WASHINGTON — Cardinal Health's appeal to delay a Drug Enforcement Agency suspension of its license to distribute controlled substances out of its Lakeland, Fla., distribution center was denied Friday by the U.S. Court of Appeals for the District of Columbia Circuit. The ruling lifts a previously granted emergency stay issued by the appellate court earlier this month.
Consequently, Cardinal may not distribute controlled substances out of its Florida distribution center while it appeals the DEA ruling. The wholesaler stated it would continue to meet its customer needs out of other distribution centers, according to reports. Cardinal will resume its appeal of that ruling April 25 with an appellant's brief scheduled before the U.S. appeals court. The DEA will be heard May 25.

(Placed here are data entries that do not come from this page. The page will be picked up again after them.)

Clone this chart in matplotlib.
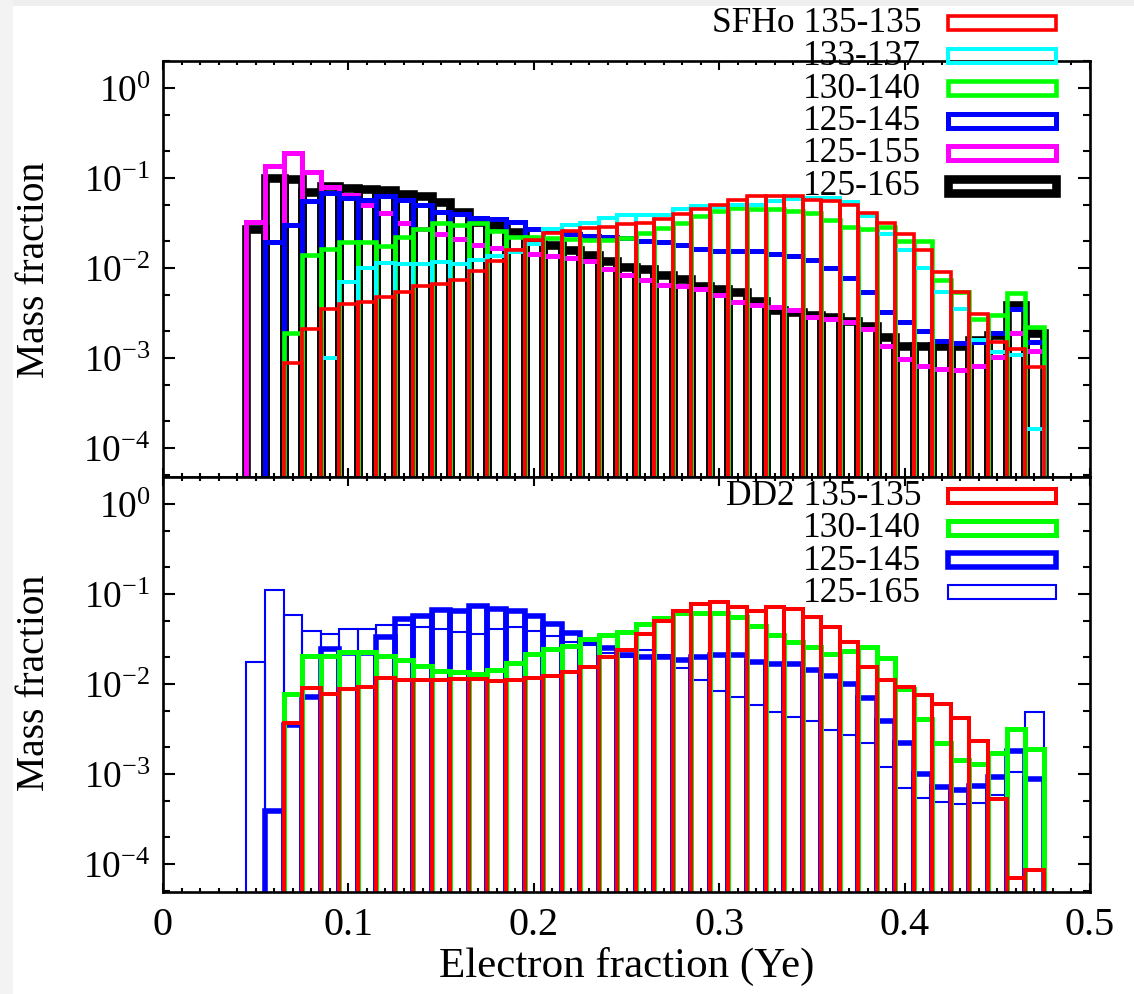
import numpy as np
import matplotlib
matplotlib.use("Agg")
import matplotlib.pyplot as plt
from matplotlib.patches import Rectangle
from matplotlib.ticker import LogLocator, NullFormatter, FixedLocator, MultipleLocator

plt.rcParams['font.family'] = ['Liberation Serif', 'DejaVu Serif']
plt.rcParams['mathtext.fontset'] = 'custom'
plt.rcParams['mathtext.rm'] = 'Liberation Serif'

# ---------------- data ----------------
bin_width = 0.01
ye_centers = np.round(0.05 + 0.01 * np.arange(43), 3)   # bins 0.045..0.475
N = None

# top panel (SFHo)
sfho_125_165 = [0.027, 0.10, 0.097, 0.071, 0.082, 0.078, 0.076, 0.074, 0.066, 0.063,
                0.055, 0.042, 0.033, 0.030, 0.025, 0.020, 0.018, 0.016, 0.014, 0.012,
                0.0102, 0.0097, 0.0083, 0.0076, 0.0064, 0.0059, 0.0055, 0.0043, 0.0034, 0.0033,
                0.0030, 0.0029, 0.0026, 0.0023, 0.0017, 0.00138, 0.00135, 0.00135, 0.00135, 0.0016,
                0.0018, 0.0039, 0.0019]
sfho_125_155 = [0.0324, 0.138, 0.189, 0.118, 0.079, 0.065, 0.050, 0.041, 0.032, 0.027,
                0.024, 0.021, 0.0183, 0.0168, 0.016, 0.0144, 0.0135, 0.013, 0.012, 0.0097,
                0.0083, 0.0073, 0.0065, 0.0063, 0.0058, 0.0050, 0.0042, 0.00385, 0.0037, 0.0034,
                0.0029, 0.0027, 0.0025, 0.0021, 0.00136, 0.00098, 0.00081, 0.00076, 0.00074, 0.00082,
                0.00102, 0.0019, 0.0012]
sfho_125_145 = [N, 0.0194, 0.030, 0.056, 0.068, 0.060, 0.058, 0.063, 0.058, 0.050,
                0.042, 0.040, 0.036, 0.035, 0.033, 0.0275, 0.026, 0.024, 0.023, 0.022,
                0.0215, 0.020, 0.0195, 0.018, 0.0164, 0.0157, 0.0155, 0.0155, 0.0143, 0.0136,
                0.0122, 0.010, 0.0078, 0.0054, 0.0033, 0.0025, 0.0020, 0.00155, 0.00148, 0.0015,
                0.0019, 0.0035, 0.0015]
sfho_130_140 = [N, N, 0.0019, 0.014, 0.0164, 0.0194, 0.0196, 0.0178, 0.0224, 0.0274,
                0.032, 0.030, 0.032, 0.026, 0.022, 0.022, 0.0215, 0.021, 0.0204, 0.0204,
                0.0216, 0.0243, 0.028, 0.032, 0.038, 0.043, 0.047, 0.046, 0.045, 0.043,
                0.041, 0.034, 0.0285, 0.027, 0.029, 0.020, 0.020, 0.0073, 0.0055, 0.0027,
                0.0030, 0.0053, 0.0022]
sfho_133_137 = [N, N, N, N, 0.001, 0.0071, 0.010, 0.0115, 0.011, 0.011,
                0.0116, 0.0112, 0.0123, 0.0135, 0.0150, 0.0186, 0.027, 0.030, 0.032, 0.036,
                0.039, 0.039, 0.039, 0.045, 0.049, 0.048, 0.050, 0.051, 0.056, 0.059,
                0.061, 0.060, 0.055, 0.038, 0.024, 0.0158, 0.010, 0.0055, 0.0035, 0.0016,
                0.00117, 0.00108, 0.000165]
sfho_135_135 = [N, N, 0.00088, 0.0021, 0.0035, 0.0040, 0.0042, 0.0048, 0.0055, 0.0063,
                0.0067, 0.0073, 0.0094, 0.012, 0.016, 0.0204, 0.0246, 0.026, 0.028, 0.029,
                0.031, 0.032, 0.035, 0.040, 0.046, 0.051, 0.057, 0.064, 0.064, 0.064,
                0.058, 0.056, 0.050, 0.041, 0.032, 0.024, 0.016, 0.0091, 0.0054, 0.0031,
                0.0015, 0.00125, 0.00080]

# bottom panel (DD2)
dd2_125_165 = [0.0176, 0.111, 0.058, 0.039, 0.036, 0.041, 0.041, 0.045, 0.045, 0.043,
               0.041, 0.038, 0.036, 0.041, 0.043, 0.039, 0.034, 0.029, 0.027, 0.022,
               0.020, 0.024, 0.021, 0.015, 0.011, 0.0083, 0.0071, 0.0058, 0.0049, 0.0043,
               0.0039, 0.0031, 0.0027, 0.0022, 0.0012, 0.00069, 0.00054, 0.00049, 0.00046, 0.00047,
               0.00058, 0.00104, 0.0049]
dd2_125_145 = [N, 0.00039, 0.0035, 0.0071, 0.0243, 0.022, 0.022, 0.033, 0.053, 0.057,
               0.067, 0.065, 0.074, 0.069, 0.065, 0.057, 0.047, 0.037, 0.029, 0.025,
               0.021, 0.020, 0.020, 0.0187, 0.020, 0.021, 0.021, 0.0174, 0.0165, 0.0165,
               0.0144, 0.0124, 0.010, 0.0070, 0.0039, 0.0022, 0.0010, 0.00071, 0.00067, 0.00073,
               0.00092, 0.0018, 0.00089]
dd2_130_140 = [N, N, 0.0077, 0.0207, 0.0207, 0.0225, 0.0225, 0.0207, 0.0186, 0.016,
               0.014, 0.0135, 0.013, 0.0144, 0.0173, 0.0215, 0.0245, 0.0266, 0.032, 0.035,
               0.0376, 0.046, 0.054, 0.061, 0.062, 0.062, 0.056, 0.044, 0.035, 0.029,
               0.0256, 0.0215, 0.023, 0.0256, 0.0194, 0.0087, 0.0041, 0.0022, 0.00143, 0.0013,
               0.0017, 0.0032, 0.0019]
dd2_135_135 = [N, N, 0.0037, 0.0090, 0.0078, 0.0088, 0.0093, 0.0116, 0.0112, 0.0112,
               0.0112, 0.0114, 0.0114, 0.0107, 0.011, 0.0116, 0.0122, 0.0137, 0.0153, 0.020,
               0.024, 0.036, 0.0506, 0.064, 0.077, 0.082, 0.071, 0.065, 0.072, 0.069,
               0.056, 0.043, 0.029, 0.0155, 0.011, 0.0092, 0.0076, 0.0060, 0.0042, 0.0023,
               0.00053, 0.00007, 0.000085]

top_labels = ["SFHo 135-135", "133-137", "130-140", "125-145", "125-155", "125-165"]
bot_labels = ["DD2 135-135", "130-140", "125-145", "125-165"]
x_ticks = [0, 0.1, 0.2, 0.3, 0.4, 0.5]
x_tick_labels = ["0", "0.1", "0.2", "0.3", "0.4", "0.5"]
y_ticks = [1e-4, 1e-3, 1e-2, 1e-1, 1e0]
y_tick_labels = [r"$\mathregular{10^{-4}}$", r"$\mathregular{10^{-3}}$", r"$\mathregular{10^{-2}}$",
                 r"$\mathregular{10^{-1}}$", r"$\mathregular{10^{0}}$"]

# ---------------- figure ----------------
FW, FH = 1134, 995
fig = plt.figure(figsize=(FW / 100, FH / 100), dpi=100)

def fx(px):
    return px / FW

def fy(py):
    return 1 - py / FH

# screenshot margins (light grey strips at top and left)
fig.patches.append(Rectangle((0, fy(7)), 1, 7 / FH, transform=fig.transFigure,
                             facecolor='#efefef', edgecolor='none', zorder=0))
fig.patches.append(Rectangle((0, 0), fx(13), 1, transform=fig.transFigure,
                             facecolor='#f3f3f3', edgecolor='none', zorder=0))

L, R = fx(163), fx(1090)
ax_top = fig.add_axes([L, fy(477.5), R - L, fy(61.7) - fy(477.5)])
ax_bot = fig.add_axes([L, fy(893.3), R - L, fy(477.5) - fy(893.3)])

YLIM = (10 ** -4.315, 10 ** 0.306)

def draw_hist(ax, vals, color, lw, z):
    v = np.array([np.nan if a is None else a for a in vals], dtype=float)
    m = ~np.isnan(v)
    ax.bar(ye_centers[m], v[m], width=bin_width, bottom=1e-8, fill=False,
           edgecolor=color, linewidth=lw, joinstyle='miter', zorder=z, align='center')

# top panel: draw order back to front
top_series = [
    (sfho_125_165, 'black', 6.2),
    (sfho_125_155, '#ff00ff', 3.6),
    (sfho_125_145, '#0000ff', 3.6),
    (sfho_130_140, '#00ff00', 3.3),
    (sfho_133_137, '#00ffff', 2.9),
    (sfho_135_135, '#ff0000', 2.6),
]
for i, (vals, c, lw) in enumerate(top_series):
    draw_hist(ax_top, vals, c, lw, 1 + i * 0.01)

bot_series = [
    (dd2_125_165, '#0000ff', 1.5),
    (dd2_125_145, '#0000ff', 4.0),
    (dd2_130_140, '#00ff00', 3.6),
    (dd2_135_135, '#ff0000', 2.9),
]
for i, (vals, c, lw) in enumerate(bot_series):
    draw_hist(ax_bot, vals, c, lw, 1 + i * 0.01)

for ax in (ax_top, ax_bot):
    ax.set_yscale('log')
    ax.set_xlim(0, 0.5)
    ax.set_ylim(*YLIM)
    ax.xaxis.set_major_locator(FixedLocator(x_ticks))
    ax.xaxis.set_minor_locator(MultipleLocator(0.01))
    ax.yaxis.set_major_locator(FixedLocator(y_ticks))
    ax.yaxis.set_minor_locator(LogLocator(base=10, subs=(2.0, 5.0), numticks=20))
    ax.yaxis.set_minor_formatter(NullFormatter())
    ax.set_yticklabels(y_tick_labels)
    ax.tick_params(axis='both', which='both', direction='in', top=True, right=True, width=1.5)
    ax.tick_params(axis='x', which='major', length=6.5)
    ax.tick_params(axis='x', which='minor', length=3)
    ax.tick_params(axis='y', which='major', length=8.5, pad=9, labelsize=27)
    ax.tick_params(axis='y', which='minor', length=5)
    ax.tick_params(axis='x', labelsize=29)
    for s in ax.spines.values():
        s.set_linewidth(1.9)

ax_top.set_xticklabels([])
ax_bot.set_xticklabels(x_tick_labels)
ax_bot.tick_params(axis='x', pad=10)

# axis labels
fig.text(fx(35), fy(270), "Mass fraction", rotation=90, ha='center', va='center', fontsize=28.5)
fig.text(fx(35), fy(683), "Mass fraction", rotation=90, ha='center', va='center', fontsize=28.5)
fig.text(fx(627), fy(966), "Electron fraction (Ye)", ha='center', va='center', fontsize=31)

# legends (manual, partly outside the frame as in the original)
def legend_rows(labels, series, y0, dy):
    for j, (lab, (vals, c, lw)) in enumerate(zip(labels, series)):
        yc = y0 + j * dy
        fig.text(fx(921), fy(yc), lab, ha='right', va='center', fontsize=25.5, zorder=5)
        w, h = 108, 14
        fig.patches.append(Rectangle((fx(1001.5 - w / 2), fy(yc + h / 2)), fx(w), h / FH,
                                     transform=fig.transFigure, fill=False, edgecolor=c,
                                     linewidth=lw, joinstyle='miter', zorder=5))

legend_rows(top_labels, top_series[::-1], 24, 32.5)
legend_rows(bot_labels, bot_series[::-1], 496.5, 32.3)

fig.savefig("out.png", dpi=100)
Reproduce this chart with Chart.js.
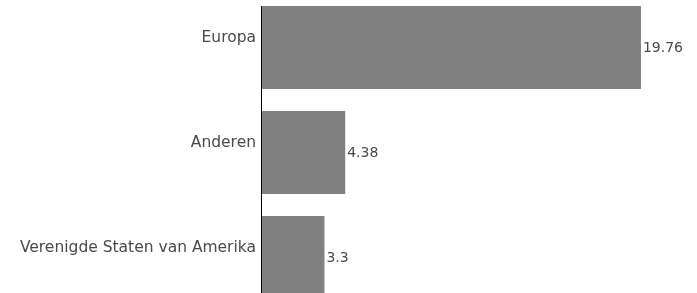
<!DOCTYPE html>
<html><head><meta charset="utf-8">
<script src="https://cdn.jsdelivr.net/npm/chart.js@4/dist/chart.umd.min.js"></script>
<style>
html,body{margin:0;padding:0;background:#fff;overflow:hidden;width:697px;height:293px;}
#wrap{position:absolute;left:0;top:-5px;width:697px;height:315px;}
</style></head>
<body>
<div id="wrap"><canvas id="c" width="697" height="315"></canvas></div>
<script>
const categories = ["Europa", "Anderen", "Verenigde Staten van Amerika"];
const values = [19.76, 4.38, 3.3];
const valueLabels = ["19.76", "4.38", "3.3"];

const FONT = "'DejaVu Sans', sans-serif";
const TEXT = "#4a4a4a";

const extras = {
  id: 'extras',
  afterDatasetsDraw(chart) {
    const ctx = chart.ctx;
    const meta = chart.getDatasetMeta(0);
    const area = chart.chartArea;
    ctx.save();
    const top = meta.data[0].y - meta.data[0].height / 2;
    ctx.strokeStyle = '#000';
    ctx.lineWidth = 1;
    ctx.beginPath();
    ctx.moveTo(area.left + 0.5, top);
    ctx.lineTo(area.left + 0.5, area.bottom);
    ctx.stroke();
    ctx.fillStyle = TEXT;
    ctx.font = "14px " + FONT;
    ctx.textAlign = 'left';
    ctx.textBaseline = 'middle';
    meta.data.forEach((bar, i) => {
      ctx.fillText(valueLabels[i], bar.x + 2, bar.y + 1);
    });
    ctx.restore();
  }
};

new Chart(document.getElementById('c'), {
  type: 'bar',
  data: {
    labels: categories,
    datasets: [{
      data: values,
      backgroundColor: '#808080',
      borderWidth: 0,
      categoryPercentage: 1,
      barPercentage: 0.79
    }]
  },
  options: {
    indexAxis: 'y',
    responsive: false,
    animation: false,
    layout: { padding: { left: 0, right: 13, top: 0, bottom: 0 } },
    plugins: { legend: { display: false }, tooltip: { enabled: false } },
    scales: {
      x: { display: false, min: 0, max: 22 },
      y: {
        grid: { display: false, drawTicks: false, tickLength: 0 },
        border: { display: false },
        ticks: { color: TEXT, font: { family: FONT, size: 15.5 }, padding: 5, labelOffset: -10 },
        afterFit(scale) { scale.width = 261; scale.paddingTop = 0; scale.paddingBottom = 0; }
      }
    }
  },
  plugins: [extras]
});
</script>
</body></html>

The DEA alleges that 4-of-the-2,500 retail pharmacies served by the Florida distribution center serves had illegally dispensed prescriptions for controlled substances and that Cardinal had failed to ensure that the drugs were not diverted.
Separately, an administrative hearing on Cardinal's Lakeland, Fla., license is scheduled to begin at the DEA April 3, according to published reports. That process could take more than a year, however.
The D.C. appeals court also denied a motion from the Healthcare Distribution Management Association to file an amicus curiae brief in support of Cardinal Health, according to court records, stating that "neither the federal nor the D.C. circuit rules provide for amici to file or respond to motions."